**Exercise brief**
Return the material exactly as supplied, apart from the pictures, which are omitted.

(Plotting code records)
* * * * *
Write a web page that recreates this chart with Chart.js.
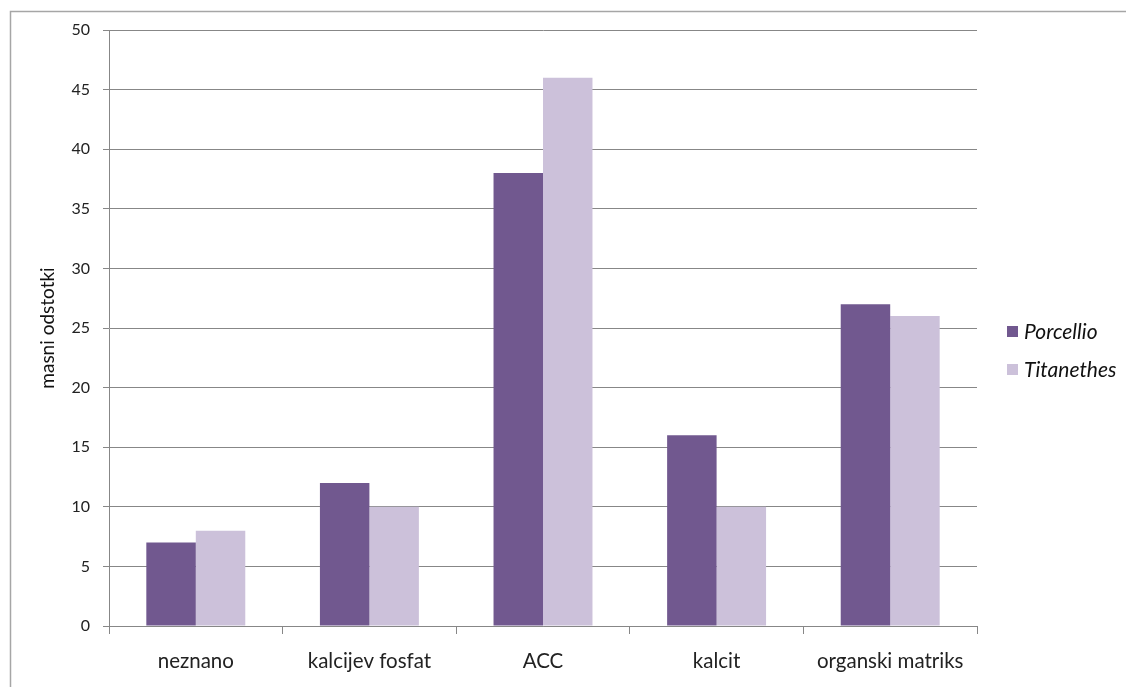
<!DOCTYPE html>
<html>
<head>
<meta charset="utf-8">
<script src="https://cdn.jsdelivr.net/npm/chart.js@4.4.0/dist/chart.umd.min.js"></script>
<style>
html,body{margin:0;padding:0;background:#fff;}
#wrap{width:1126px;height:687px;position:relative;}
</style>
</head>
<body>
<div id="wrap"><canvas id="c" width="1126" height="687"></canvas></div>
<script>
const categories = ['neznano', 'kalcijev fosfat', 'ACC', 'kalcit', 'organski matriks'];
const porcellio = [7, 12, 38, 16, 27];
const titanethes = [8, 10, 46, 10, 26];
const seriesNames = ['Porcellio', 'Titanethes'];
const yTicks = [0, 5, 10, 15, 20, 25, 30, 35, 40, 45, 50];
const yTitle = 'masni odstotki';

const FONT = 'Lato, "Open Sans", sans-serif';
const GRID = '#878787';

const frame = {
  id: 'frame',
  beforeDraw(chart) {
    const ctx = chart.ctx;
    ctx.save();
    ctx.strokeStyle = '#a6a6a6';
    ctx.lineWidth = 1.5;
    ctx.strokeRect(10.5, 11.5, 2000, 2000);
    ctx.restore();
  }
};

const legendPlugin = {
  id: 'customLegend',
  afterDraw(chart) {
    const ctx = chart.ctx;
    ctx.save();
    const ys = [332, 370];
    chart.data.datasets.forEach((ds, i) => {
      ctx.fillStyle = ds.backgroundColor;
      ctx.fillRect(1007, ys[i] - 6, 11, 11);
      ctx.fillStyle = '#111';
      ctx.font = 'italic 21px ' + FONT;
      ctx.textBaseline = 'middle';
      ctx.textAlign = 'left';
      ctx.fillText(ds.label, 1024, ys[i]);
    });
    ctx.restore();
  }
};

new Chart(document.getElementById('c'), {
  type: 'bar',
  data: {
    labels: categories,
    datasets: [
      { label: seriesNames[0], data: porcellio, backgroundColor: '#71588F' },
      { label: seriesNames[1], data: titanethes, backgroundColor: '#CCC1DA' }
    ]
  },
  options: {
    responsive: false,
    animation: false,
    layout: { padding: { left: 0, right: 149, top: 30, bottom: 0 } },
    plugins: { legend: { display: false }, tooltip: { enabled: false } },
    datasets: { bar: { categoryPercentage: 0.57, barPercentage: 1.0 } },
    scales: {
      x: {
        grid: { offset: true, drawOnChartArea: false, drawTicks: true, tickLength: 8, color: GRID },
        border: { color: GRID, width: 1 },
        ticks: { color: '#222', font: { family: FONT, size: 20.5 }, padding: 15, maxRotation: 0 },
        afterFit(s) { s.height = 61; }
      },
      y: {
        min: 0, max: 50,
        afterBuildTicks(s) { s.ticks = yTicks.map(v => ({ value: v })); },
        grid: { color: GRID, tickLength: 6, drawTicks: true },
        border: { color: GRID, width: 1 },
        ticks: { color: '#222', font: { family: FONT, size: 16 }, padding: 13 },
        title: { display: true, text: yTitle, color: '#111', font: { family: FONT, size: 19 }, padding: { top: 36, bottom: 0 } },
        afterFit(s) { s.width = 109; }
      }
    }
  },
  plugins: [frame, legendPlugin]
});
</script>
</body>
</html>
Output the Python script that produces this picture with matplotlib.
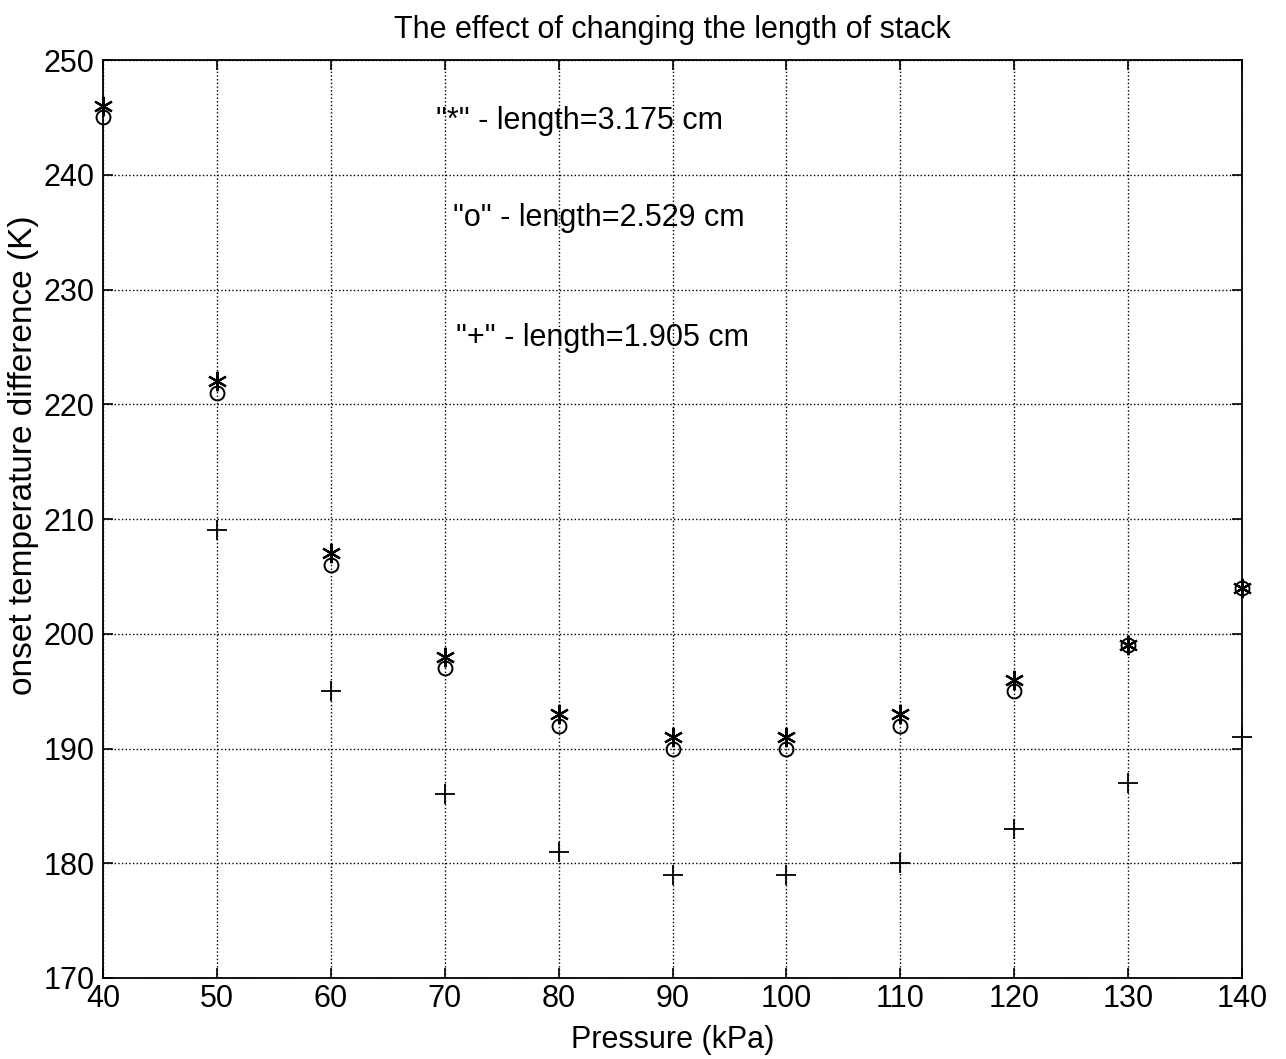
* * * * *
**The solution**
Write a web page that recreates this chart with Chart.js.
<!DOCTYPE html>
<html>
<head>
<meta charset="utf-8">
<script src="https://cdn.jsdelivr.net/npm/chart.js@4.4.0/dist/chart.umd.min.js"></script>
<style>
html,body{margin:0;padding:0;background:#fff;}
#wrap{width:1126px;height:687px;position:relative;}
</style>
</head>
<body>
<div id="wrap"><canvas id="c" width="1126" height="687"></canvas></div>
<script>
const categories = ['neznano', 'kalcijev fosfat', 'ACC', 'kalcit', 'organski matriks'];
const porcellio = [7, 12, 38, 16, 27];
const titanethes = [8, 10, 46, 10, 26];
const seriesNames = ['Porcellio', 'Titanethes'];
const yTicks = [0, 5, 10, 15, 20, 25, 30, 35, 40, 45, 50];
const yTitle = 'masni odstotki';

const FONT = 'Lato, "Open Sans", sans-serif';
const GRID = '#878787';

const frame = {
  id: 'frame',
  beforeDraw(chart) {
    const ctx = chart.ctx;
    ctx.save();
    ctx.strokeStyle = '#a6a6a6';
    ctx.lineWidth = 1.5;
    ctx.strokeRect(10.5, 11.5, 2000, 2000);
    ctx.restore();
  }
};

const legendPlugin = {
  id: 'customLegend',
  afterDraw(chart) {
    const ctx = chart.ctx;
    ctx.save();
    const ys = [332, 370];
    chart.data.datasets.forEach((ds, i) => {
      ctx.fillStyle = ds.backgroundColor;
      ctx.fillRect(1007, ys[i] - 6, 11, 11);
      ctx.fillStyle = '#111';
      ctx.font = 'italic 21px ' + FONT;
      ctx.textBaseline = 'middle';
      ctx.textAlign = 'left';
      ctx.fillText(ds.label, 1024, ys[i]);
    });
    ctx.restore();
  }
};

new Chart(document.getElementById('c'), {
  type: 'bar',
  data: {
    labels: categories,
    datasets: [
      { label: seriesNames[0], data: porcellio, backgroundColor: '#71588F' },
      { label: seriesNames[1], data: titanethes, backgroundColor: '#CCC1DA' }
    ]
  },
  options: {
    responsive: false,
    animation: false,
    layout: { padding: { left: 0, right: 149, top: 30, bottom: 0 } },
    plugins: { legend: { display: false }, tooltip: { enabled: false } },
    datasets: { bar: { categoryPercentage: 0.57, barPercentage: 1.0 } },
    scales: {
      x: {
        grid: { offset: true, drawOnChartArea: false, drawTicks: true, tickLength: 8, color: GRID },
        border: { color: GRID, width: 1 },
        ticks: { color: '#222', font: { family: FONT, size: 20.5 }, padding: 15, maxRotation: 0 },
        afterFit(s) { s.height = 61; }
      },
      y: {
        min: 0, max: 50,
        afterBuildTicks(s) { s.ticks = yTicks.map(v => ({ value: v })); },
        grid: { color: GRID, tickLength: 6, drawTicks: true },
        border: { color: GRID, width: 1 },
        ticks: { color: '#222', font: { family: FONT, size: 16 }, padding: 13 },
        title: { display: true, text: yTitle, color: '#111', font: { family: FONT, size: 19 }, padding: { top: 36, bottom: 0 } },
        afterFit(s) { s.width = 109; }
      }
    }
  },
  plugins: [frame, legendPlugin]
});
</script>
</body>
</html>
Output the Python script that produces this picture with matplotlib.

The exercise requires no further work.